Peace, Bombs, and Discrimination Don’t Mix

Sarah Moon is offering a series of posts on pacifism that dispel some myths about pacifism and challenge those who call themselves pacifists. This morning, I was drawn to this statement:

When you start to see dehumanization and oppression and poverty as violence, you have to admit that no matter how anti-violence you are, you may be participating in perpetuating it.

You can fantasize about how you would dodge the draft, but if you’re restricting access to education and livable wages, you’re pushing people into the military. If you’re promoting benevolent sexist and white savior stereotypes, you’re helping politicians convince the general public that our wars are just.

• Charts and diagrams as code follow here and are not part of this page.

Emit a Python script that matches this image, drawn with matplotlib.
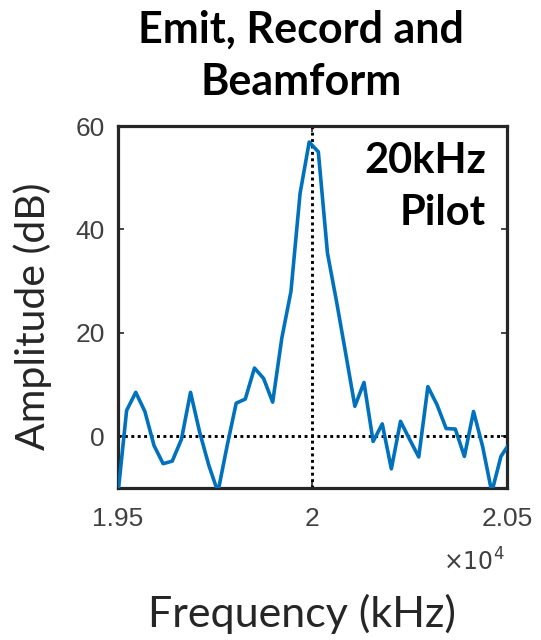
import matplotlib
matplotlib.use("Agg")
import matplotlib.pyplot as plt
from matplotlib.ticker import FuncFormatter

# Frequency bins (Hz) and amplitude (dB)
freqs = [19500.0, 19523.4, 19546.9, 19570.3, 19593.8, 19617.2, 19640.6, 19664.1,
         19687.5, 19710.9, 19734.4, 19757.8, 19781.3, 19804.7, 19828.1, 19851.6,
         19875.0, 19898.4, 19921.9, 19945.3, 19968.8, 19992.2, 20015.6, 20039.1,
         20062.5, 20085.9, 20109.4, 20132.8, 20156.3, 20179.7, 20203.1, 20226.6,
         20250.0, 20273.4, 20296.9, 20320.3, 20343.8, 20367.2, 20390.6, 20414.1,
         20437.5, 20460.9, 20484.4, 20507.8]
amplitude = [-12.0, 5.0, 8.5, 4.8, -1.8, -5.3, -4.8, -0.6,
             8.5, 0.8, -5.6, -10.8, -1.9, 6.4, 7.2, 13.2,
             11.2, 6.6, 19.0, 28.0, 47.0, 56.9, 55.0, 35.4,
             26.0, 16.0, 5.8, 10.4, -1.0, 2.4, -6.3, 2.9,
             -0.6, -4.0, 9.6, 6.1, 1.5, 1.4, -3.9, 4.8,
             -2.0, -10.8, -3.9, -1.2]
xticks = [19500, 20000, 20500]
yticks = [0, 20, 40, 60]
pilot_freq = 20000
title_lines = ["Emit, Record and", "Beamform"]
annotation_lines = ["20kHz", "Pilot"]

W, H = 541, 640
fig = plt.figure(figsize=(W / 100, H / 100), dpi=100)
ax = fig.add_axes([117.5 / W, 1 - 488 / H, (507 - 117.5) / W, (488 - 126) / H])

ax.plot(freqs, amplitude, color="#0072BD", lw=2.6, zorder=3)
ax.axvline(pilot_freq, color="black", lw=2.1, linestyle=(0, (1, 1.2)), zorder=2)
ax.axhline(0, color="black", lw=2.1, linestyle=(0, (1, 1.2)), zorder=2)

ax.set_xlim(19500, 20500)
ax.set_ylim(-10, 60)
ax.set_xticks(xticks)
ax.set_yticks(yticks)
ax.xaxis.set_major_formatter(FuncFormatter(lambda v, p: f"{v / 1e4:g}"))

tick_color = "#404040"
ax.tick_params(direction="in", length=4, width=1.2, top=True, right=True,
               colors="#262626", labelcolor=tick_color, labelsize=19)
ax.tick_params(axis="x", pad=14)
ax.tick_params(axis="y", pad=9)
for lab in ax.get_xticklabels() + ax.get_yticklabels():
    lab.set_fontfamily("Liberation Sans")
for s in ax.spines.values():
    s.set_linewidth(2.3)
    s.set_color("#262626")

# title (two lines, baselines placed)
for txt, base in zip(title_lines, [43, 95]):
    fig.text(301 / W, 1 - base / H, txt, ha="center", va="baseline",
             fontsize=31, fontweight="bold", family="Lato")

# annotation inside axes
for txt, base in zip(annotation_lines, [173, 225]):
    fig.text(486 / W, 1 - base / H, txt, ha="right", va="baseline",
             fontsize=30, fontweight="bold", family="Lato")

# axis labels
fig.text(33 / W, 1 - 316 / H, "Amplitude (dB)", rotation=90, ha="center", va="center",
         fontsize=29.5, family="Lato", color="#262626")
fig.text(302 / W, 1 - 627 / H, "Frequency (kHz)", ha="center", va="baseline",
         fontsize=31, family="Lato", color="#262626")
fig.text(505 / W, 1 - 562 / H, r"$\times10^{4}$", ha="right", va="center",
         fontsize=17, color=tick_color, family="Liberation Sans")

fig.savefig("out.png", dpi=100)
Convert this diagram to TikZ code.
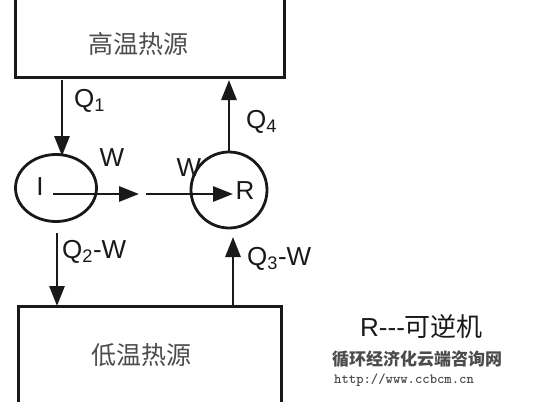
\documentclass[tikz,border=0pt]{standalone}
\usepackage{fontspec}
\setmainfont{Liberation Sans}
\newfontfamily\cjk{Noto Sans CJK SC}
\usetikzlibrary{arrows.meta,shapes.geometric}
\begin{document}
\begin{tikzpicture}[x=1pt,y=-1pt,
  wall/.style={line width=3pt,black!90},
  flow/.style={line width=2.8pt,black!90,-{Triangle[length=20pt,width=15pt]}},
  lbl/.style={font=\fontsize{26}{26}\selectfont,inner sep=0pt,text=black!90},
  cn/.style={font=\cjk\fontsize{25}{25}\selectfont,text=black!70,inner sep=0pt},
  eng/.style={draw,line width=2.8pt,black!90,inner sep=0pt}]
\useasboundingbox (0,0) rectangle (536,402);
% hot reservoir
\draw[wall] (15,0) -- (15,77) -- (284,77) -- (284,0);
\node[cn] (hot) at (138,44) {高温热源};
% cold reservoir
\draw[wall] (18,402) -- (18,306) -- (281,306) -- (281,402);
\node[cn] (cold) at (141,355) {低温热源};
\coordinate (hotbot1) at (62,80);
\coordinate (hotbot2) at (229,80);
\coordinate (coldtop1) at (57,306);
\coordinate (coldtop2) at (233,306);
% engines
\node[eng,ellipse,minimum width=81pt,minimum height=67pt] (I) at (56,188) {};
\node[lbl] at (40,187) {I};
\node[eng,circle,minimum size=76pt] (R) at (229,190) {};
\node[lbl] at (245,191) {R};
% flows
\draw[flow] (hotbot1) -- (62,156);
\node[lbl,anchor=west] (q1) at (74,101) {Q\textsubscript{1}};
\draw[flow] (R.north) -- (hotbot2);
\node[lbl,anchor=west] (q4) at (246,122) {Q\textsubscript{4}};
\draw[flow] (57,233) -- (coldtop1);
\node[lbl,anchor=west] (q2) at (62,252) {Q\textsubscript{2}-W};
\draw[flow] (coldtop2) -- (233,237);
\node[lbl,anchor=west] (q3) at (247,259) {Q\textsubscript{3}-W};
\draw[flow] (53,194) -- (139,194);
\draw[flow] (146,194) -- (233,194);
\node[lbl] (w1) at (112,158) {W};
\node[lbl] (w2) at (189,168) {W};
% legend
\node[font=\fontsize{26}{26}\selectfont,anchor=west,inner sep=0pt,text=black!90] (leg) at (360,327) {R-{}-{}-{\cjk 可逆机}};
\node[font=\cjk\bfseries\fontsize{17}{17}\selectfont,text=black!70,anchor=west,inner sep=0pt] (wm1) at (332,359) {循环经济化云端咨询网};
\node[font=\ttfamily\bfseries\fontsize{14}{14}\selectfont,text=black!70,anchor=west,inner sep=0pt] (wm2) at (334,380) {http://www.ccbcm.cn};
\end{tikzpicture}
\end{document}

A few years ago there was a horrible incident in Pennsylvania where Charlie Roberts opened fire on 10 Amish school girls. Five girls were killed that day before Roberts took his own life. The nation was in shock. The death of a child is impossible to think about. The recent killing of  in Sandy Hook Elementary confirm just how devastating the killing of children is. Eighteen kids and 6 staffers were shot and killed that day.

The Amish response to these killings was perhaps as baffling as the shooting itself. We are a society of rather vengeful people. We want punishment first and talk later. Which is why a response of grace does not compute. But punishment is not the only response.

Donald Kraybill, is a sociologist at nearby Elizabethtown College and co-author of Amish Grace: How Forgiveness Transcended Tragedy.

“I think the most powerful demonstration of the depth of Amish forgiveness was when members of the Amish community went to the killer’s burial service at the cemetery,” Kraybill says. “Several families, Amish families who had buried their own daughters just the day before were in attendance and they hugged the widow, and hugged other members of the killer’s family.”

This does not mean that there needs to be some sort of justice to hold perpetrators of violence responsible for the harm they do to others. But there are choices we can make to stave off the spectre of continued violence. There are ways to deny the power of violence in a society.

Which is why the Orthodox response to the hundreds of deaths of children and others in Syria does not make much sense to a nation that demands violent punishment for death. When missile attacks and military intervention seemed to be the only option in the United States, the Orthodox Peace Fellowship, consistent with the statements of Orthodox bishops all over the world, sent an open letter to President Obama asking for a different response:

Chemical weapons use is an unspeakable evil which we all condemn. But the situation in Syria is far too complex to isolate this event as singly requiring a military response from the United States. Please consider all possible options short of military attack to punish or deter the use of these weapons. We believe any assault by the US will not only fail to deter chemical weapons use but may make their further use in desperation more likely…We further support all non-military, legal, and humanitarian interventions to help end the violence and establish a just peace for all Syrians.

The only way to be truly pro-life is to support the entire lifecycle of creation from birth to death. We pray even then for the dead because we know that no one actually dies for Christ destroyed death with his own death and Resurrection. If we are a people who are resurrected with him, what other response to violence can we give, but one that cherishes peace and the dignity of life in all of us?

  • Jesse

    Andrew,

    I’m curious, is the Orthodox tradition officially “non-violent” like Mennonites, Quakers and Brethren? Or do they hold to a just war theory like many protestant and Catholics streams?